> _Records with drawing code_
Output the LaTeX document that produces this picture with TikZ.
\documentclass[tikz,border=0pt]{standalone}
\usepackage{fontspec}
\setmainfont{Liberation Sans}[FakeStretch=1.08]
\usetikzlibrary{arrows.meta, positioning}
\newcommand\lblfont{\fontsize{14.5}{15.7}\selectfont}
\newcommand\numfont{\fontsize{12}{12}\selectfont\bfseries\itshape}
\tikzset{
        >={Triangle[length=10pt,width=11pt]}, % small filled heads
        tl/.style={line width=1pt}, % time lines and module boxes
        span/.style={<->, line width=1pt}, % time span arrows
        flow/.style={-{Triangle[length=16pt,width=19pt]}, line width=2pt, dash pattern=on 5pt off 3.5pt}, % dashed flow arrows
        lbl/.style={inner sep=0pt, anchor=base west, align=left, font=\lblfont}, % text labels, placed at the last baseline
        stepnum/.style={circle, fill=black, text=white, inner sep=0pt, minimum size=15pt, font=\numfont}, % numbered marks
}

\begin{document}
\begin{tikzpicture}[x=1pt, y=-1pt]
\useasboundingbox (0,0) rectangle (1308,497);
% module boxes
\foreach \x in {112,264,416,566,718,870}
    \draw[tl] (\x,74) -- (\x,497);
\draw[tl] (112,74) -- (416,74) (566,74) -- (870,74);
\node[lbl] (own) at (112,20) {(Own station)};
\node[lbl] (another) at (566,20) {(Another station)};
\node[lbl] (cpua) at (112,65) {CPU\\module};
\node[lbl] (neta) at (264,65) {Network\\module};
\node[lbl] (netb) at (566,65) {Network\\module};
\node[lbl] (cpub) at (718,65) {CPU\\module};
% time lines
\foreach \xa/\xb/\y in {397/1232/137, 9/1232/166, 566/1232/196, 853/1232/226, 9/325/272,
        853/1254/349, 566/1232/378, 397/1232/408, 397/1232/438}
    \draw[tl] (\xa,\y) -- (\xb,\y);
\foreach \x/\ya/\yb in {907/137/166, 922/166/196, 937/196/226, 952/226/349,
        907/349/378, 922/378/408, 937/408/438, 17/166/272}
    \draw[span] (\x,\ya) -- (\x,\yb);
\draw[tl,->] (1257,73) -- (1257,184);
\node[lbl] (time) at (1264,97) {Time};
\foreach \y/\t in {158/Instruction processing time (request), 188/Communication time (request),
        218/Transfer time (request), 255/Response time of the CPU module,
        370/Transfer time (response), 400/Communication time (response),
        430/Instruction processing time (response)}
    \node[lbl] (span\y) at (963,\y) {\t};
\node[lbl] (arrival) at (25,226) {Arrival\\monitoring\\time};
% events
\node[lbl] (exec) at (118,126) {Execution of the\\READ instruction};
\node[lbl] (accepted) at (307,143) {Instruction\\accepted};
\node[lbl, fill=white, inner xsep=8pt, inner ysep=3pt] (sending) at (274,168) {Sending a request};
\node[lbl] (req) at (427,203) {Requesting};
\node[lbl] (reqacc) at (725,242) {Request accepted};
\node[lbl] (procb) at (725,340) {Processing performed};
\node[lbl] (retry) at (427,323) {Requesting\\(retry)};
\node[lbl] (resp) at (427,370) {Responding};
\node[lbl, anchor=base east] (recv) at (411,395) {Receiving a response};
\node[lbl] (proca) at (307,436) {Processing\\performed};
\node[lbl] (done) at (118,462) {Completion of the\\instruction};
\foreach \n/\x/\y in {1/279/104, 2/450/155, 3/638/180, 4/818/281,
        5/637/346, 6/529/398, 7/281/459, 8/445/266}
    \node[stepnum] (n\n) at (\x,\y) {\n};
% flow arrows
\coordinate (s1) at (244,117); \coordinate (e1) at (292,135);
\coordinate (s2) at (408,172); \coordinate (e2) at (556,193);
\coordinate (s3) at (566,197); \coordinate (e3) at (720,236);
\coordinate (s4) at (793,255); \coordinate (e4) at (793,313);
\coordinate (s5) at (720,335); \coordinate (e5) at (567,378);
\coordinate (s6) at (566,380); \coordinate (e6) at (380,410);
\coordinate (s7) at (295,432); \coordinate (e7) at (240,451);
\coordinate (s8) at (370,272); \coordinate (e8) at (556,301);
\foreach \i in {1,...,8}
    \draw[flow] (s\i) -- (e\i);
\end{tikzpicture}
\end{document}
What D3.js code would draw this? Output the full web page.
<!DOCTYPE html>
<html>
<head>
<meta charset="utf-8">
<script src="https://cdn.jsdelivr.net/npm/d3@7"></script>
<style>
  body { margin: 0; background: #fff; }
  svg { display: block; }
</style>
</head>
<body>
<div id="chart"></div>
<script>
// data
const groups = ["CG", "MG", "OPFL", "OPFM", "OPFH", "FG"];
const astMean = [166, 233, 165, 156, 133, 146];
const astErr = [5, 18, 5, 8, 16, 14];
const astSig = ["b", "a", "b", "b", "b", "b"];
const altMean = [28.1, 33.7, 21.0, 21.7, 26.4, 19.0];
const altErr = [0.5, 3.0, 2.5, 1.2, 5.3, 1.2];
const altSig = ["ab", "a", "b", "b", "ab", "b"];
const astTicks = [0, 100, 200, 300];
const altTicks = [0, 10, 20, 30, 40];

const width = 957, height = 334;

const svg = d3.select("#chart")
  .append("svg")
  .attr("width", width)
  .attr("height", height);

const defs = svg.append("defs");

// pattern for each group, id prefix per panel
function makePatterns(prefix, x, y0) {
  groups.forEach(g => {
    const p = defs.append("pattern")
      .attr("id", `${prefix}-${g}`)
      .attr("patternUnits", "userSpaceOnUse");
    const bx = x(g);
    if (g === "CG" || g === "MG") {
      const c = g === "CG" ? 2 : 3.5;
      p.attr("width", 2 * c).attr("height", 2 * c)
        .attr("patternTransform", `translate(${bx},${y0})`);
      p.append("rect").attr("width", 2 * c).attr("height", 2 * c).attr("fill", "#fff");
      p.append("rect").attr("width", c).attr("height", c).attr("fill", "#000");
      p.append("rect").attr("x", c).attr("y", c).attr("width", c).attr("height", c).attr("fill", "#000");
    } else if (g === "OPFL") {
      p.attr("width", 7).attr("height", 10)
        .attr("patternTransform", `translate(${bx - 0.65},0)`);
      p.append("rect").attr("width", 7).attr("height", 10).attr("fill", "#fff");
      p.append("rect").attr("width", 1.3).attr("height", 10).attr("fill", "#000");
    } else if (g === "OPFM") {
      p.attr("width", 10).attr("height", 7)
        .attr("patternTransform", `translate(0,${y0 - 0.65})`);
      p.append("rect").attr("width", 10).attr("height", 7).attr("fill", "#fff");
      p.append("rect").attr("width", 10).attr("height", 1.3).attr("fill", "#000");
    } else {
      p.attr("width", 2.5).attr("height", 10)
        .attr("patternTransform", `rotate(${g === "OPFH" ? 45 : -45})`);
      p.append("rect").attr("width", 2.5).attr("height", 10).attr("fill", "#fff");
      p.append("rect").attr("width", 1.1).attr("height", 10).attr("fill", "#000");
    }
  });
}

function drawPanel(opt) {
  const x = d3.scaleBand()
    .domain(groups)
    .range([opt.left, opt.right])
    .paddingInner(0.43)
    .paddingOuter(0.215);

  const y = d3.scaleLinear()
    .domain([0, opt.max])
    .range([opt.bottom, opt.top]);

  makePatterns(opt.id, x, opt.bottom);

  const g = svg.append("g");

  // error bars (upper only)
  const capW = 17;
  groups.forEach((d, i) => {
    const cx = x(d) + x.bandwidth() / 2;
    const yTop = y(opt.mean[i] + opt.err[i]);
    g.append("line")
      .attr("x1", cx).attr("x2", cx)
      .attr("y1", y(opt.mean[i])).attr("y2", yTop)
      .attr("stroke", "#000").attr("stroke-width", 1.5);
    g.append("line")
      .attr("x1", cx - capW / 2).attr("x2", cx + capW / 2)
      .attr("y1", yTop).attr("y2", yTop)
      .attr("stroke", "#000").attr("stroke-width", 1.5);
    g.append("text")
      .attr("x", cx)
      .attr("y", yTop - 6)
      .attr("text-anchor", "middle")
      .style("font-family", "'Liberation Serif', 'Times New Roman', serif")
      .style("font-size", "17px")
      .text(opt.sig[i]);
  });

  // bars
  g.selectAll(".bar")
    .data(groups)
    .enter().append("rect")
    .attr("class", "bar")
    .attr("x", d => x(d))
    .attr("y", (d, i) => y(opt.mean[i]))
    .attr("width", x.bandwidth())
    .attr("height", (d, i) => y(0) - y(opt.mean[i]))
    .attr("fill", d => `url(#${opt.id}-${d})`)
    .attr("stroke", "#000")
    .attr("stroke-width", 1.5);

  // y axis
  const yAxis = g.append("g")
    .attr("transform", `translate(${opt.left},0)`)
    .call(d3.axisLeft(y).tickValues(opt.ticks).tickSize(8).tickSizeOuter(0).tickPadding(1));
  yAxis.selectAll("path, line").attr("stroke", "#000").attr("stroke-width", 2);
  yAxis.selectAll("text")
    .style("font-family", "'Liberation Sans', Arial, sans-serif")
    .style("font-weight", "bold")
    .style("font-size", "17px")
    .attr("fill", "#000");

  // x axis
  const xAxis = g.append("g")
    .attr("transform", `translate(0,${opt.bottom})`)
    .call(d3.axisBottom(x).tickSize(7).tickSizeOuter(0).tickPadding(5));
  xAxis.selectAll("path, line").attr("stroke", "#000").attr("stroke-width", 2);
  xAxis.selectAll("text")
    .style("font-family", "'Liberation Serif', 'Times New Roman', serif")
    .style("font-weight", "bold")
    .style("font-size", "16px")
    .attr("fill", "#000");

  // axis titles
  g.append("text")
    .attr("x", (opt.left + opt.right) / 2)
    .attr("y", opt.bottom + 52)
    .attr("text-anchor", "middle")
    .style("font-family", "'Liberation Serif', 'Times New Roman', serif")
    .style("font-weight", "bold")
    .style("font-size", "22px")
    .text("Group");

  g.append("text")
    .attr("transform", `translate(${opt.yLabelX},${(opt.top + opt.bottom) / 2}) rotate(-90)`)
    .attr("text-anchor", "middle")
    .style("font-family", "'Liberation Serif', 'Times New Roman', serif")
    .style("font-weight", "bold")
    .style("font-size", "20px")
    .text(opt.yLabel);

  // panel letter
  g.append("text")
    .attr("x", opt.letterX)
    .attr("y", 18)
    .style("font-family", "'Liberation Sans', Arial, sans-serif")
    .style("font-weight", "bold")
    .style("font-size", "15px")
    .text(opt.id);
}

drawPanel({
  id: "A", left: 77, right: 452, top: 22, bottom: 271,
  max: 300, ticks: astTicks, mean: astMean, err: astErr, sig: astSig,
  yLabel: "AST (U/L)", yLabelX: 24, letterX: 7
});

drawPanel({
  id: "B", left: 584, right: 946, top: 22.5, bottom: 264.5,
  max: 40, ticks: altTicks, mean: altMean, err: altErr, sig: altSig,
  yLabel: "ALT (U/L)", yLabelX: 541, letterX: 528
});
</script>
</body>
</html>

> _Stated task_
Copy each line above that contains the string "Output".

> _Response to this exercise_
Output the LaTeX document that produces this picture with TikZ.
What D3.js code would draw this? Output the full web page.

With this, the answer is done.